Pd-Cinquestelle-Leu, l’intergruppo dei reduci

by Enrico Ciccarelli

L’intergruppo parlamentare Pd-Cinquestelle-Liberi e Uguali ha ricevuto un rilievo mediatico e ha suscitato delle discussioni che sul piano istituzionale e della concretezza non meriterebbe. Gli intergruppi, con tutto il rispetto, sono una specie di bocciofila, un’aggregazione che riunisce parlamentari con interessi comuni, che possono andare dalla fede calcistica alla visione del mondo. Sul piano delle dinamiche parlamentari sono impalpabili.

Ovviamente sul piano politico il discorso è diverso. In questo ambito l’intergruppo viene presentato come una sorta di pietra fondativa dell’alleanza strategica fra dem e Cinquestelle e del rientro nel partito democratico degli scissionisti di Articolo Uno. I promotori dell’iniziativa non fanno mistero di considerarla la nascita di una nuova coalizione, che sarebbe competitiva rispetto al centrodestra.

Peccato che non sia vero, e che l’iniziativa suoni piuttosto come la costituzione dell’Associazione Combattenti e Reduci del Governo Conte.

Chiariamoci: è del tutto legittimo che gli azionisti di un patto di governo ne rivendichino la validità, così come non c’è niente di inaccettabile nell’idea che queste tre forze politiche vogliano costruire fra loro un’alleanza duratura. Solo che non sembra il momento più opportuno per almeno tre buoni motivi: il primo è che nel frattempo si è costituito un nuovo Governo, a cui tutti e tre i componenti dell’intergruppo hanno aderito, basato -piaccia o meno- sulla unità e solidarietà nazionale. Ritagliare una sub-maggioranza fa quanto meno dubitare della sincerità di questa adesione.

Il secondo è che almeno due delle tre componenti dell’aggregazione sono lacerate in modo piuttosto significativo, con Sinistra Italiana che sta dividendo i suoi destini da Articolo Uno, e soprattutto con il Movimento Cinquestelle che è alle prese con una lotta intestina che minaccia di diventare, fra espulsioni, ricorsi e contenziosi, una vera e propria faida senza quartiere.
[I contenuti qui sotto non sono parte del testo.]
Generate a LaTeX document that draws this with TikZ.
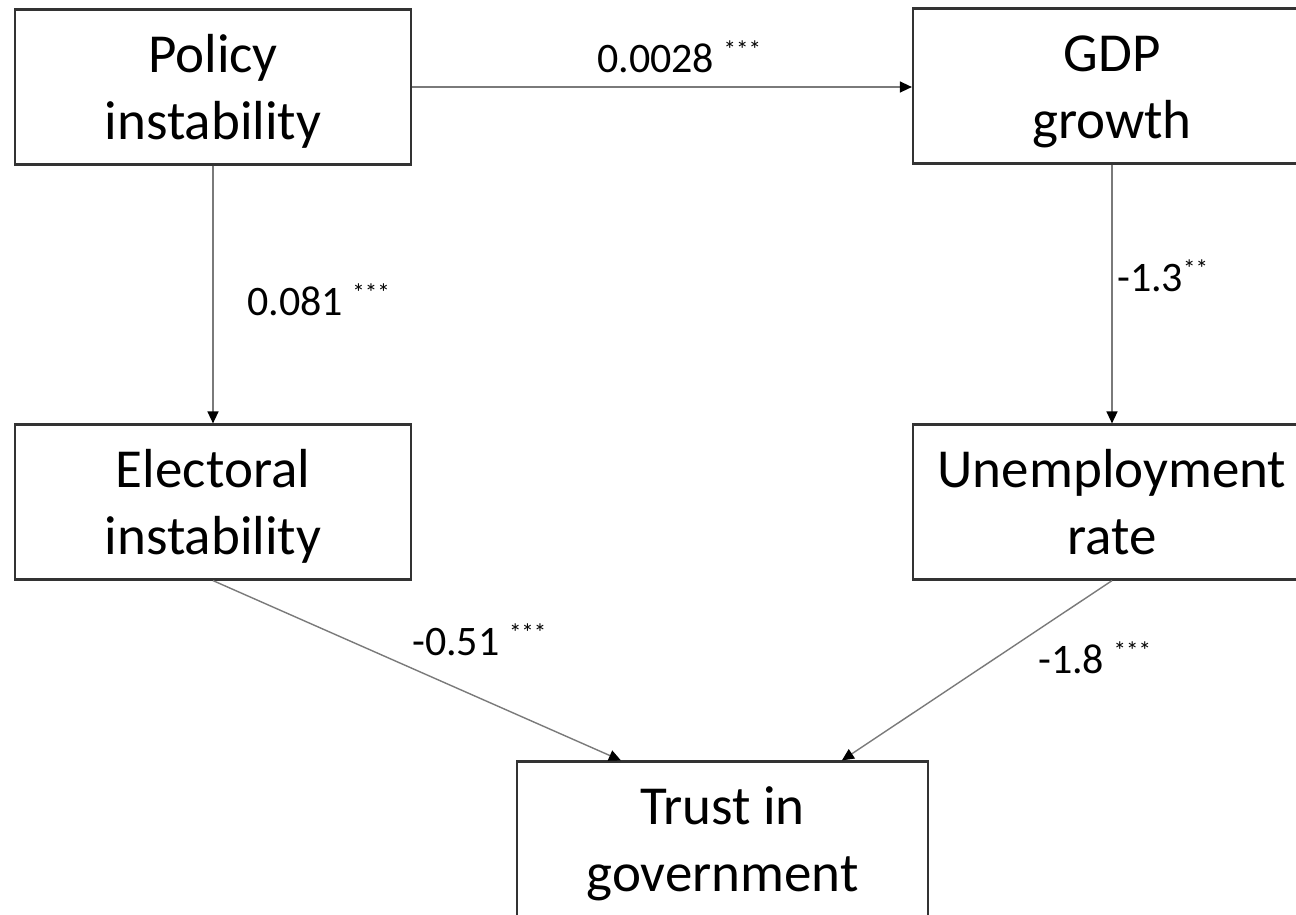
\documentclass[tikz,border=0pt]{standalone}
\usepackage{fontspec}
\setmainfont{Carlito}
\usetikzlibrary{arrows.meta,calc}
\definecolor{boxgray}{HTML}{333333}
\definecolor{linegray}{HTML}{7A7A7A}
\newcommand{\sigstars}[1]{\raisebox{14pt}{\fontsize{25}{25}\selectfont #1}}
\newcommand{\bxtop}{\rule{0pt}{56pt}}
\newcommand{\bxbot}{\rule[-18pt]{0pt}{18pt}}
\begin{document}
\begin{tikzpicture}[x=1pt,y=-1pt,
  box/.style={draw=boxgray, line width=2.2pt, fill=white, minimum width=396pt,
    minimum height=155pt, inner sep=0pt, align=center,
    font=\fontsize{55}{67}\selectfont},
  conn/.style={draw=linegray, line width=1.4pt,
    -{Triangle[length=12pt,width=11pt,fill=black,color=black]}},
  lab/.style={anchor=base west, inner sep=0pt, font=\fontsize{42}{50}\selectfont}]
\useasboundingbox (0,0) rectangle (1296,914);
\clip (0,0) rectangle (1296,914);
\fill[white] (0,0) rectangle (1296,914);

\node[box] (policy) at (213,87) {\bxtop Policy\\instability\bxbot};
\node[box, minimum width=398pt] (gdp) at (1112,86) {\bxtop GDP\\growth\bxbot};
\node[box] (electoral) at (213,502) {\bxtop Electoral\\instability\bxbot};
\node[box, minimum width=398pt] (unemp) at (1112,502) {\bxtop Unemployment\\rate\bxbot};
\node[box, minimum width=411pt] (trust) at (722.5,839) {\bxtop Trust in\\government\bxbot};

\coordinate (t1) at ([xshift=105pt]trust.north west);
\coordinate (t2) at ([xshift=326pt]trust.north west);

\draw[conn] (policy.east) -- (policy.east -| gdp.west);
\draw[conn] (policy.south) -- (electoral.north);
\draw[conn] (gdp.south) -- (unemp.north);
\draw[conn] (electoral.south) -- (t1);
\draw[conn] (unemp.south) -- (t2);

\node[lab] (l1) at (597,72) {0.0028 \sigstars{***}};
\node[lab] (l2) at (247,315) {0.081 \sigstars{***}};
\node[lab] (l3) at (1117,291) {-1.3\sigstars{**}};
\node[lab] (l4) at (412,655) {-0.51 \sigstars{***}};
\node[lab] (l5) at (1038,673) {-1.8 \sigstars{***}};
\end{tikzpicture}
\end{document}
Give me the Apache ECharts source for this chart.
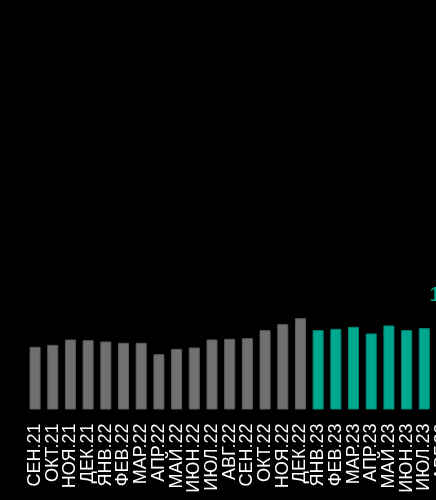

Terzo e forse più importante motivo è che l’alleanza così disegnata, questa sorta di alleanza massimalista non è affatto competitiva con il centrodestra, ammesso che il centrodestra ci sia ancora. Non lo è in Parlamento, e lo ha dimostrato la vicenda della crisi aperta da Matteo Renzi, e non lo è nei sondaggi, per quel che valgono. Ed è singolare che un’alleanza minoritaria si preoccupi soprattutto di blindarsi anziché proporsi un allargamento.

Certo, si ritiene che il consenso personale di Giuseppe Conte potrebbe cambiare le cose. Ma questo ipotetico valore aggiunto potrebbe palesarsi se Conte, come si era ventilato, desse vita a un suo partito; difficilmente potrebbe aggiungere molti consensi alla coalizione massimalista se fosse solo il leader dei Cinquestelle o di quel che ne rimarrà. Né appare chiarissimo come un ruolo da capopartito si concilierebbe con il suo essere punto di sintesi della coalizione.

Insomma, l’impressione, del tutto soggettiva e personale è che l’intergruppo sia una sorta di fallo di frustrazione, il tentativo di prolungare artificiosamente la lettura di una pagina che è stata già voltata. Sarebbe forse più utile provare a scriverne una nuova.